Wow, ELMAH looks awesome. I’d like a Java port please thanks!

We too at Lokad are using ELMAH. It’s still a bit surprising how successful is this little piece of code compared to the whole Health Monitoring thing that is supposed to be built-in since .NET 2.0.

I think checking for user exceptions is a useful practice, but I’m dubious if it can be the main driver for development. Maybe you’re only really talking about web applications, where you can monitor exceptions server side, and roll out fixes instantly.

Although I remain a fan of test driven development, the speculative nature of the time investment is one problem I’ve always had with it. If you fix a bug that no actual user will ever encounter, what have you actually fixed?

Your attitude to TDD still confuses me. Are you saying that you implement TDD, but ignore test failures unless you’re sure a user will see a problem, or are you a fan of TDD, but don’t use it on your own projects?

Finally, the phase of testing that’s missing here is in-house testing. Does this mean you do not use any quality control for web applications, using your users as testers?

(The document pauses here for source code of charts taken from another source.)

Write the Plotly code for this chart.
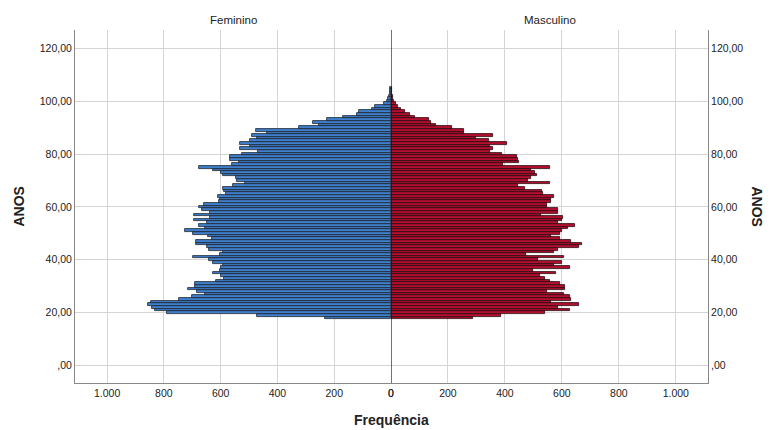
import plotly.graph_objects as go

ages = list(range(18, 106))

feminino = [234, 471, 790, 831, 842, 857, 845, 748, 700, 655,
            682, 715, 690, 692, 617, 588, 600, 626, 602, 600,
            590, 626, 642, 699, 603, 590, 641, 647, 688, 688,
            629, 643, 699, 725, 655, 676, 647, 694, 637, 694,
            637, 667, 676, 658, 606, 602, 609, 582, 588, 590,
            555, 516, 541, 547, 590, 600, 627, 676, 561, 536,
            567, 568, 524, 468, 533, 495, 533, 498, 471, 491,
            436, 477, 323, 252, 275, 226, 170, 120, 112, 68,
            56, 25, 13, 9, 6, 4, 3, 2]

masculino = [288, 387, 539, 627, 586, 659, 563, 633, 627, 607,
             546, 612, 612, 595, 559, 539, 522, 578, 498, 627,
             572, 600, 516, 606, 475, 571, 588, 660, 670, 633,
             592, 563, 595, 600, 621, 647, 588, 600, 603, 525,
             588, 586, 547, 547, 560, 563, 571, 533, 531, 469,
             446, 557, 481, 492, 513, 504, 490, 557, 393, 451,
             446, 443, 391, 346, 358, 346, 408, 344, 297, 358,
             258, 258, 215, 157, 141, 132, 83, 66, 48, 36,
             25, 19, 11, 8, 6, 4, 3, 2]

x_ticks = [0, 200, 400, 600, 800, 1000]
x_tick_text = ["0", "200", "400", "600", "800", "1.000"]
y_ticks = [0, 20, 40, 60, 80, 100, 120]
y_tick_text = [",00", "20,00", "40,00", "60,00", "80,00", "100,00", "120,00"]

FONT = "Liberation Sans"
GRID = "#d4d4d4"
AXIS = "#888888"

fig = go.Figure()
fig.add_trace(go.Bar(y=ages, x=feminino, orientation="h", width=1,
                     marker=dict(color="#3f7fcc", line=dict(color="#1c2430", width=0.8)),
                     xaxis="x", yaxis="y", showlegend=False, name="Feminino"))
fig.add_trace(go.Bar(y=ages, x=masculino, orientation="h", width=1,
                     marker=dict(color="#b3102f", line=dict(color="#2a0a10", width=0.8)),
                     xaxis="x2", yaxis="y2", showlegend=False, name="Masculino"))

split = 316 / 633
xr = 1113
yr = [-6.6, 126.9]

# page body has an 8px margin, so the figure is sized to fit the 773x430 window
fig.update_layout(
    width=765, height=422,
    margin=dict(l=67, r=65, t=22, b=47),
    paper_bgcolor="white", plot_bgcolor="white",
    bargap=0,
    font=dict(family=FONT, size=11, color="#222222"),
    xaxis=dict(domain=[0, split], range=[xr, 0], tickvals=x_ticks, ticktext=x_tick_text,
               showgrid=True, gridcolor=GRID, gridwidth=1, zeroline=False,
               showline=True, linecolor=AXIS, linewidth=1, ticks="", anchor="y",
               tickfont=dict(size=10.5)),
    xaxis2=dict(domain=[split, 1], range=[0, xr], tickvals=x_ticks, ticktext=x_tick_text,
                showgrid=True, gridcolor=GRID, gridwidth=1, zeroline=False,
                showline=True, linecolor=AXIS, linewidth=1, ticks="", anchor="y2",
                tickfont=dict(size=10.5)),
    yaxis=dict(range=yr, tickvals=y_ticks, ticktext=y_tick_text, anchor="x",
               showgrid=True, gridcolor=GRID, gridwidth=1, zeroline=False,
               showline=True, linecolor=AXIS, linewidth=1, ticks="", side="left",
               tickfont=dict(size=10.5)),
    yaxis2=dict(range=yr, tickvals=y_ticks, ticktext=y_tick_text, anchor="x2",
                showgrid=True, gridcolor=GRID, gridwidth=1, zeroline=False,
                showline=True, linecolor=AXIS, linewidth=1, ticks="", side="right",
                matches="y", tickfont=dict(size=10.5)),
)

fig.add_shape(type="line", xref="x2", yref="paper", x0=0, x1=0, y0=0, y1=1,
              line=dict(color="#111111", width=1.2))

head_y = 1 + 10 / 353
fig.add_annotation(text="Feminino", xref="paper", yref="paper", x=split / 2, y=head_y,
                   showarrow=False, xanchor="center", yanchor="middle", font=dict(size=11.5))
fig.add_annotation(text="Masculino", xref="paper", yref="paper", x=split + (1 - split) / 2, y=head_y,
                   showarrow=False, xanchor="center", yanchor="middle", font=dict(size=11.5))
fig.add_annotation(text="<b>Frequência</b>", xref="paper", yref="paper", x=split, y=-0.105,
                   showarrow=False, xanchor="center", yanchor="middle", font=dict(size=14))
fig.add_annotation(text="<b>ANOS</b>", xref="paper", yref="paper", x=(18 - 75) / 633, y=0.5,
                   showarrow=False, textangle=-90, xanchor="center", yanchor="middle",
                   font=dict(size=14))
fig.add_annotation(text="<b>ANOS</b>", xref="paper", yref="paper", x=(757 - 75) / 633, y=0.5,
                   showarrow=False, textangle=90, xanchor="center", yanchor="middle",
                   font=dict(size=14))

fig.write_html("out.html")
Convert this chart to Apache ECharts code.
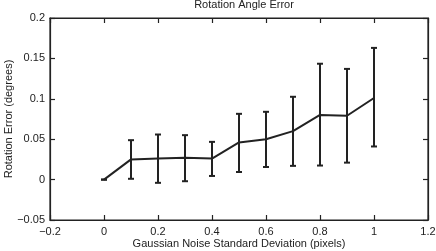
<!DOCTYPE html>
<html><head><meta charset="utf-8">
<script src="https://cdn.jsdelivr.net/npm/echarts@6/dist/echarts.min.js"></script>
<style>html,body{margin:0;padding:0;background:#fff}#c{width:436px;height:251px}</style>
</head><body><div id="c"></div>
<script>
const noise = [0, 0.1, 0.2, 0.3, 0.4, 0.5, 0.6, 0.7, 0.8, 0.9, 1.0];
const meanErr = [0, 0.025, 0.026, 0.027, 0.026, 0.046, 0.050, 0.060, 0.080, 0.079, 0.101];
const lowErr  = [0, 0.001, -0.004, -0.002, 0.0045, 0.0094, 0.0156, 0.017, 0.0174, 0.021, 0.041];
const highErr = [0, 0.0488, 0.0558, 0.055, 0.0467, 0.0814, 0.0839, 0.1025, 0.1434, 0.137, 0.163];

const font = 'Liberation Sans, Arial, Helvetica, sans-serif';
const fmt = v => String(Math.round(v * 1000) / 1000).replace('-', '\u2212');
const lineData = noise.map((x, i) => [x, meanErr[i]]);
const barData = noise.map((x, i) => [x, lowErr[i], highErr[i]]);

const chart = echarts.init(document.getElementById('c'), null, {renderer: 'canvas'});
const AL = {show: true, onZero: false, lineStyle: {color: '#222', width: 1.2}};
const AT = {show: true, inside: true, length: 5, lineStyle: {color: '#222', width: 1.2}};
chart.setOption({
  animation: false,
  backgroundColor: '#fff',
  title: {text: 'Rotation Angle Error', left: 239, textAlign: 'center', top: -6,
    textStyle: {fontFamily: font, fontSize: 11, fontWeight: 'normal', color: '#222'}},
  grid: {left: 50, right: 8, top: 18, bottom: 31, containLabel: false, outerBoundsMode: 'none',
    show: true, borderColor: '#222', borderWidth: 1.2, backgroundColor: 'transparent'},
  xAxis: [
    {type: 'value', min: -0.2, max: 1.2, interval: 0.2, position: 'bottom',
      name: 'Gaussian Noise Standard Deviation (pixels)', nameLocation: 'middle', nameGap: 18,
      nameMoveOverlap: false,
      nameTextStyle: {fontFamily: font, fontSize: 11, color: '#222'},
      axisLine: AL, axisTick: AT, splitLine: {show: false},
      axisLabel: {fontFamily: font, fontSize: 11, color: '#222', margin: 6, formatter: fmt}},
    {type: 'value', min: -0.2, max: 1.2, interval: 0.2, position: 'top',
      axisLine: AL, axisTick: AT, splitLine: {show: false}, axisLabel: {show: false}}
  ],
  yAxis: [
    {type: 'value', min: -0.05, max: 0.2, interval: 0.05, position: 'left',
      name: 'Rotation Error (degrees)', nameLocation: 'middle', nameGap: 36, nameRotate: 90,
      nameMoveOverlap: false,
      nameTextStyle: {fontFamily: font, fontSize: 11, color: '#222'},
      axisLine: AL, axisTick: AT, splitLine: {show: false},
      axisLabel: {fontFamily: font, fontSize: 11, color: '#222', margin: 5, formatter: fmt}},
    {type: 'value', min: -0.05, max: 0.2, interval: 0.05, position: 'right',
      axisLine: AL, axisTick: AT, splitLine: {show: false}, axisLabel: {show: false}}
  ],
  series: [
    {type: 'line', data: lineData, showSymbol: false, symbol: 'none',
      lineStyle: {color: '#222', width: 2}, z: 3},
    {type: 'custom', data: barData, z: 4,
      renderItem: function (params, api) {
        const x = api.value(0);
        const lo = api.coord([x, api.value(1)]);
        const hi = api.coord([x, api.value(2)]);
        const w = 3;
        const style = {stroke: '#222', lineWidth: 2, fill: null};
        return {type: 'group', children: [
          {type: 'line', shape: {x1: lo[0], y1: lo[1], x2: hi[0], y2: hi[1]}, style: style},
          {type: 'line', shape: {x1: lo[0] - w, y1: lo[1], x2: lo[0] + w, y2: lo[1]}, style: style},
          {type: 'line', shape: {x1: hi[0] - w, y1: hi[1], x2: hi[0] + w, y2: hi[1]}, style: style}
        ]};
      }}
  ]
});
</script></body></html>
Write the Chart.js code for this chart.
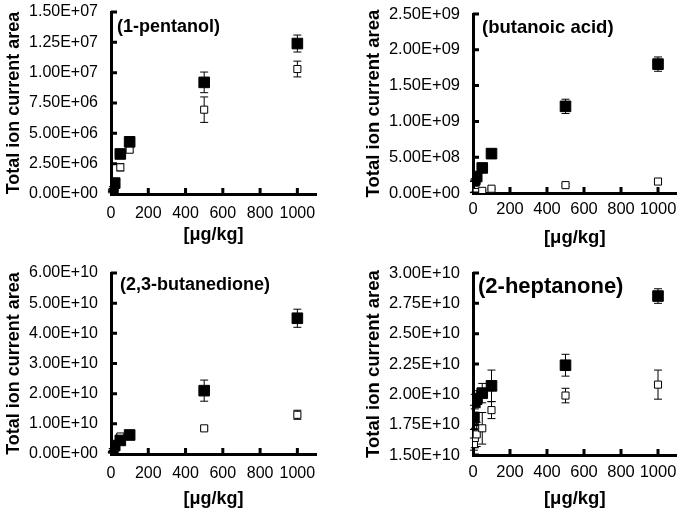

I quite agree with the post, but I also think knowing more about your application than the user is somewhat an abstraction.
I mean, unless you write very close to metal applications, your application will have to go nicely along on a lot of components.
And if you have the luck of writing something quite successfull, it will have to rely on / live with / work with virtually countless pieces of softwares, written by who-knows, maintained by who-cares and known by no-one.

ELMAH looks very interesting. Is there an equivalent for those of us in the Java world?